Leigh residents responded in force to a call asking for the community to help ensure the parish church has a bright future.
A Visioning Day was held at St Mary the Virgin Church last Saturday after repairs to the roof following a series of lead thefts cost £100,000 and drained most of the coffers.
There was a lot of energy and it was a very positive timeFather Kevin Crinks
The response has delighted church leaders as the community came forward to say they wanted the iconic town centre building to remain open and were willing to get involved to make it happen.
Father Kevin Crinks, the parish church’s vicar, says he is very pleased the venue clearly still means so much to the people of Leigh.
He said: “Lots of people came forward with suggestions and offers to volunteer. There was a lot of energy and it was a very positive time.
“People have overwhelmingly supported what we are trying to do and feel the parish church is an iconic, landmark building, which is marvellous.
“People feel they have a sense of ownership of the church and it belongs to them, which of course it does. We have had the response we hoped for, which is people investing themselves in the building.”
Fr Crinks says he and the other church leaders will now go through all the information and feedback and create three or four main topics to progress.
This is likely to include keeping the church open for people to visit throughout the day, for which volunteering rotas will need to be drawn up.
Fr Crinks is also looking at setting up a Friends of Leigh Parish Church as the cash-strapped building’s predicament has been made known far and wide.

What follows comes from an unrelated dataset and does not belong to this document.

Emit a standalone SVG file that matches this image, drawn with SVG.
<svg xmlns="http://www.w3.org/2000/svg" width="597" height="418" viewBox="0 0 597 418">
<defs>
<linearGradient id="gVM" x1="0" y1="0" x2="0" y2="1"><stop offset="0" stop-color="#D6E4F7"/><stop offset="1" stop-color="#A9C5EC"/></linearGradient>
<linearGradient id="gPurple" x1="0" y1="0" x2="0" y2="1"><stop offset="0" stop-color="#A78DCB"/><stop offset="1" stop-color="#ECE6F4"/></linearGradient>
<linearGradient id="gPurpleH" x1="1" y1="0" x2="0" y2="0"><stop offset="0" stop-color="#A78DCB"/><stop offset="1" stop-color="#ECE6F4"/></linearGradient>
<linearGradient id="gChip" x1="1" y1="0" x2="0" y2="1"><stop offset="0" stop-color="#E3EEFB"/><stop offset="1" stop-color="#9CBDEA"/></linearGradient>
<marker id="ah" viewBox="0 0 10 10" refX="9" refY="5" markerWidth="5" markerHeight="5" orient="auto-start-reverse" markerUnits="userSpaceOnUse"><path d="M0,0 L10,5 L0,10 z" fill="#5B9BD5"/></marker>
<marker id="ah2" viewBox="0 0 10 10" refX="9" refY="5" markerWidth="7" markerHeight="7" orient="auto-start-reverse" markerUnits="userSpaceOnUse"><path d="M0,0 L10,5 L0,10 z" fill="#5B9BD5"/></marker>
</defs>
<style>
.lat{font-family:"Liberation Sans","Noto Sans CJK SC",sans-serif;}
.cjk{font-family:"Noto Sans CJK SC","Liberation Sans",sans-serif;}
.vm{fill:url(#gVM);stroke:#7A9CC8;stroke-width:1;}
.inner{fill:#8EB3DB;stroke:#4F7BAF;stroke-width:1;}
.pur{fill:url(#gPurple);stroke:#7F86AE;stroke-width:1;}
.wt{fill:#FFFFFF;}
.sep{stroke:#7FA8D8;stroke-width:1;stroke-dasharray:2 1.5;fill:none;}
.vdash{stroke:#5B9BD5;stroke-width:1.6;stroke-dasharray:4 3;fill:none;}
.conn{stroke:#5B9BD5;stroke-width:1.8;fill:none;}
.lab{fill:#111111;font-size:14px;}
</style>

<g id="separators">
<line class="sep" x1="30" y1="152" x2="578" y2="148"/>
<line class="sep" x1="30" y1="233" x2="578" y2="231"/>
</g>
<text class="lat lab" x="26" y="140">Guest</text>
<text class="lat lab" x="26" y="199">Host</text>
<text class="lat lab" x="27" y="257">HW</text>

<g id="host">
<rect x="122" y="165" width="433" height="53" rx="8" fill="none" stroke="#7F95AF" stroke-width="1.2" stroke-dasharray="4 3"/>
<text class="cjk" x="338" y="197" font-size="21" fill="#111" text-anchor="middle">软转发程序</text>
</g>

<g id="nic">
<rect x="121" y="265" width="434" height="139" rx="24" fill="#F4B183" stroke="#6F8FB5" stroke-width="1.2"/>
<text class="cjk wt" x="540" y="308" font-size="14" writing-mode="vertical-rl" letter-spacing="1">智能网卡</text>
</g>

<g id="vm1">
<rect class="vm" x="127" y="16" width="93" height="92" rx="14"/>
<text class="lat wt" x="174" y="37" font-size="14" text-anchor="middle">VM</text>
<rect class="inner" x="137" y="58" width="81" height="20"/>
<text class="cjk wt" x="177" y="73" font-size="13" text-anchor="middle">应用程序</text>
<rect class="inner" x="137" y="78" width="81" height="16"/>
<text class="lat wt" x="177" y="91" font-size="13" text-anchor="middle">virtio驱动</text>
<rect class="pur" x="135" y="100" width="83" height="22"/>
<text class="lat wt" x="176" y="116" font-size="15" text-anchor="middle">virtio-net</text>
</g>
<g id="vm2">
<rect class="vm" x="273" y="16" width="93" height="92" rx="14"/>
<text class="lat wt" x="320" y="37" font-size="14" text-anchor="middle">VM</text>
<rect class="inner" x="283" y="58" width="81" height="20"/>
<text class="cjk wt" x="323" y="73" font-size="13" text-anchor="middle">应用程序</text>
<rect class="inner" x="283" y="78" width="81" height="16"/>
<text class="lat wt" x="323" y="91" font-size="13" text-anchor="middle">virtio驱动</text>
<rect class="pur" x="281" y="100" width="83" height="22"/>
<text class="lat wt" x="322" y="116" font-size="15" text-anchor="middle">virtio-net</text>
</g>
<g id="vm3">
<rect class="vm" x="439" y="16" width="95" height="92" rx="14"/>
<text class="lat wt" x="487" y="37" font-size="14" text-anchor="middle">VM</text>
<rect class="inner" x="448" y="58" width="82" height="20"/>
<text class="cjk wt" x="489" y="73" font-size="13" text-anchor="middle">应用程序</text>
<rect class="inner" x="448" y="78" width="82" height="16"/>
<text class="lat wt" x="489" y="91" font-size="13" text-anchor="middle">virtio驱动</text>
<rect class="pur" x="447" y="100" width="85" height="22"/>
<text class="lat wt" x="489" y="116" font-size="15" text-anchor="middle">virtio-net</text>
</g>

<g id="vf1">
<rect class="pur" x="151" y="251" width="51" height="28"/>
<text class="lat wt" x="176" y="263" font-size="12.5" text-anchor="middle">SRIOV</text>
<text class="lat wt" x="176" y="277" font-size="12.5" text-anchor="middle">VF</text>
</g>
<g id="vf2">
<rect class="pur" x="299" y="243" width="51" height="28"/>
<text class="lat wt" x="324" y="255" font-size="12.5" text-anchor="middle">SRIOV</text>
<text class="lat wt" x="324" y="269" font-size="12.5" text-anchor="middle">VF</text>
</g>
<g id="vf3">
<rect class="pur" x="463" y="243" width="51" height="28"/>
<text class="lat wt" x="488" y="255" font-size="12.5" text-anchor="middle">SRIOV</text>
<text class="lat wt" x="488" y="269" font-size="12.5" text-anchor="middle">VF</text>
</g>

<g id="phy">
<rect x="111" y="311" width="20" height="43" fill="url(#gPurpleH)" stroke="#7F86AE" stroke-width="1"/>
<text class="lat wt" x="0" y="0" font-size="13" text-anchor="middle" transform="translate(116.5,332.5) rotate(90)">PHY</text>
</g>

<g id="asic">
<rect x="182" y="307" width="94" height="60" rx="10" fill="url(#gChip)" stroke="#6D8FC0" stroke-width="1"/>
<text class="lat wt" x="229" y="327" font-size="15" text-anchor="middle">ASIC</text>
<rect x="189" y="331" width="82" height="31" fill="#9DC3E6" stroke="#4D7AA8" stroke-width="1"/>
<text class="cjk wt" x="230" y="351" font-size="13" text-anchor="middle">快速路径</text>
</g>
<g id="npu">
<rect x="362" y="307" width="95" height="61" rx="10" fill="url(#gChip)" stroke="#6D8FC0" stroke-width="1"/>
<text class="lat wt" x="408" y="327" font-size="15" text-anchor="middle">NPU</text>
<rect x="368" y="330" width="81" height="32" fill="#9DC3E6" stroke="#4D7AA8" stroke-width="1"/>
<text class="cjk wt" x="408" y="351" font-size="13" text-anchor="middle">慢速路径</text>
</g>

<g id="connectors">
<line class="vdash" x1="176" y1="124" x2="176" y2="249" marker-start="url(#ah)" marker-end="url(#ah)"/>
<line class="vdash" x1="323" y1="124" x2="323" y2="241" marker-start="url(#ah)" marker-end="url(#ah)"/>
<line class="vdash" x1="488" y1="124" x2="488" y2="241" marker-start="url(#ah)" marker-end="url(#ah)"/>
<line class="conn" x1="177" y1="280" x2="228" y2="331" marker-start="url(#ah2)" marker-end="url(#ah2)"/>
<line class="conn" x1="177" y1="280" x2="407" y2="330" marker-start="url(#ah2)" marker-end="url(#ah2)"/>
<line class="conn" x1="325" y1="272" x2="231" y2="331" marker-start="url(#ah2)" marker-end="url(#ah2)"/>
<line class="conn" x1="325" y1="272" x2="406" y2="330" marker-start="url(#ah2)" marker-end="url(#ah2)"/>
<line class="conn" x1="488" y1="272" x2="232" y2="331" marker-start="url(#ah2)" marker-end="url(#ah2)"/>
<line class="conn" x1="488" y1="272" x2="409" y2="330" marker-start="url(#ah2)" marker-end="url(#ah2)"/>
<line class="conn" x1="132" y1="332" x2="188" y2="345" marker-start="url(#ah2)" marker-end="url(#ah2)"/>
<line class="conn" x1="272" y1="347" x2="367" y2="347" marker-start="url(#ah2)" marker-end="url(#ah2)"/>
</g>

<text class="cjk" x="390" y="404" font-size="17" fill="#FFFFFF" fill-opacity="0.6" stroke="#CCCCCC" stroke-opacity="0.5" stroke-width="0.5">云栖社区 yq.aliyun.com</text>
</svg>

Fr Crinks said: “One got in touch from Australia particularly distressed to think it might close as he remembered it from his younger days. We now want to set up a way for him and many others like him to be kept informed of what we are doing and keep in touch.
“We’re going to strike while the iron is hot and look at some specific projects to work on.”
The parish church is in the process of attempting to become more of a community hub, with Fr Crinks previously suggesting it could help to tackle major problems in society such as isolation and loneliness.